A kind reader sent on an article this week about library system cuts in Illinois. Things are, indeed, tough all over, but some people claim they could be tougher, and we should be grateful for only a minimal amount of toughness. Here’s a bit of the article:
"In a conference call this morning initiated by the Illinois State Library (ISL) with the nine multi-type regional Library Systems, we were notified that Library Systems will be receiving a 16% reduction in funding through the Area & Per Capita grant…. [The] Director of the Illinois State Library pointed out that while these reductions in the grant program will be difficult for all, we owe a debt of gratitude to Secretary White for blunting the effect of the cuts. It could have been so much worse. The budget line item for the three per capita grant programs was specifically targeted for about a 47% cut in the budget passed by the Illinois General Assembly."
The kind reader had this say: "In the past few months, I’ve read a hundred messages like this one…. Basically it’s saying … you cut off my right hand and my left leg, but I’ll keep my chin up and continue marching … and BTW, I’m really grateful that you didn’t cut both my legs off…. When will library directors and associations begin responding with specifics about what people will lose in the face of dramatic cuts?"
That is indeed a good question, and I certainly don’t have an answer, though I suspect that answer is "never." It seems clear what librarians will be suffering here. According to the report, they’re cutting raises, travel, public relations, and supplies, as well as considering increasing fees for professional development (as it cuts raises and travel funding. Nice!).
Public relations we could all do without, but the rest of it seems important, especially the raises and supplies. I’ll be honest; I like money. Moneyincentivizes me in a way that staff parties and free brownies don’t. I also like supplies, and don’t want to get into the exploited situation of those public school teachers who are supposedly bright enough to teach our children, but not bright enough to avoid jobs where you’re expected to buy supplies for yourself and all the little kiddies. I’m a gal who likes a post-it, and by God I refuse to buy my own.
When we talk about cuts, though, how will library users suffer? Because unless library users suffer and speak out about it, nothing’s going to change. Does anyone think after making such drastic cuts and seeing no one complain loudly that politicians are going to reinstate the money in good times? Fat chance. If I was a politician and cut library budgets so drastically, and the only response was from librarians thanking me for not cutting them more, that’d be the end of library funding. Librarians think libraries are the end-all, be-all of existence. Politicians have a thousand other special interests paying them money to think about their interest and not the public good.

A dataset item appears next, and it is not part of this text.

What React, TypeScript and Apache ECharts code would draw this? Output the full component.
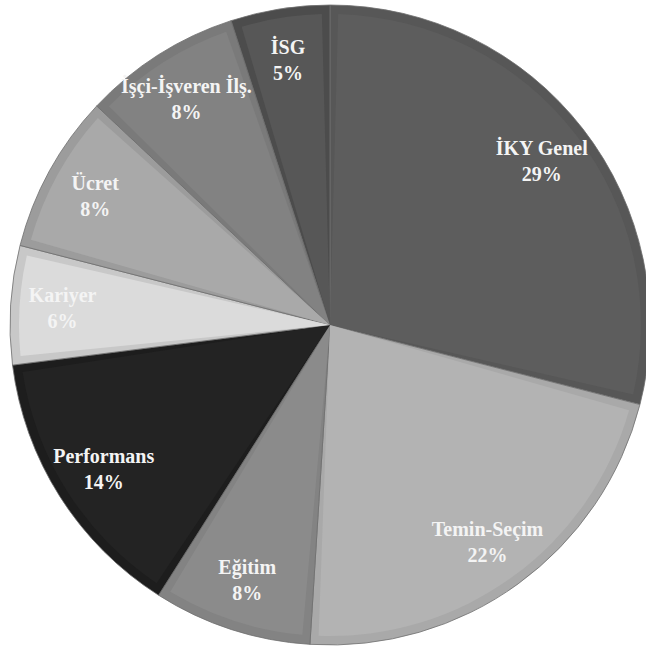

"Hmm I could vote to raise library funding and get nothing for it but the gratitude of some simpering librarians, or I could take money from the the [insert special interest] lobby and vote for something they care about. This is a tough one. Public good or corruption? I am an Illinois politician, after all. The public good is always my main concern. But there’s that house I’ve been wanting…." You get the idea.
It’s clear nobody cares what the librarians say. Just look at how everybody ignores the resolutions of the ALA Council. It’s not like libraries have ever been hotbeds of graft and perks and corporate jets and free meetings in the Bahamas. Libraries are always poor. Instead of cutting back on staff needs that are already cut to the bone, libraries should start cutting services and hours, and make it very clear to patrons why this is being done. That’s the part often left out.
"Oh, we have to cut Sunday hours. We’re so sorry. We hope you don’t mind. Please love us. Pleeease!" Forget that stuff. How about: "We have to cut Sunday hours, and evening hours, and we’re no longer buying any videos or CDs. If this upsets you as much as it upsets us, then you should write this politician: [name, address, phone, email, IM, GIS coordinates follow]."
The problem is, librarians are too nice, and they’re too dedicated to public service. They’d rather limp along struggling to serve clueless patrons than just stop and say, "sorry, we can’t do that anymore, and it’s this group’s fault so go take it up with them."
But no, it’s easier just to stick it to the librarians. They don’t have anybody representing their interests to state assemblies or the federal government. There’s no American Librarian Association to defend their interest, which are considerably closer to the public interest than most of what’s lobbied for. So librarians can limp along, helping who they can, being punched in the stomach, saying, "please, sir, may I have another?" Welcome to the Old Normal.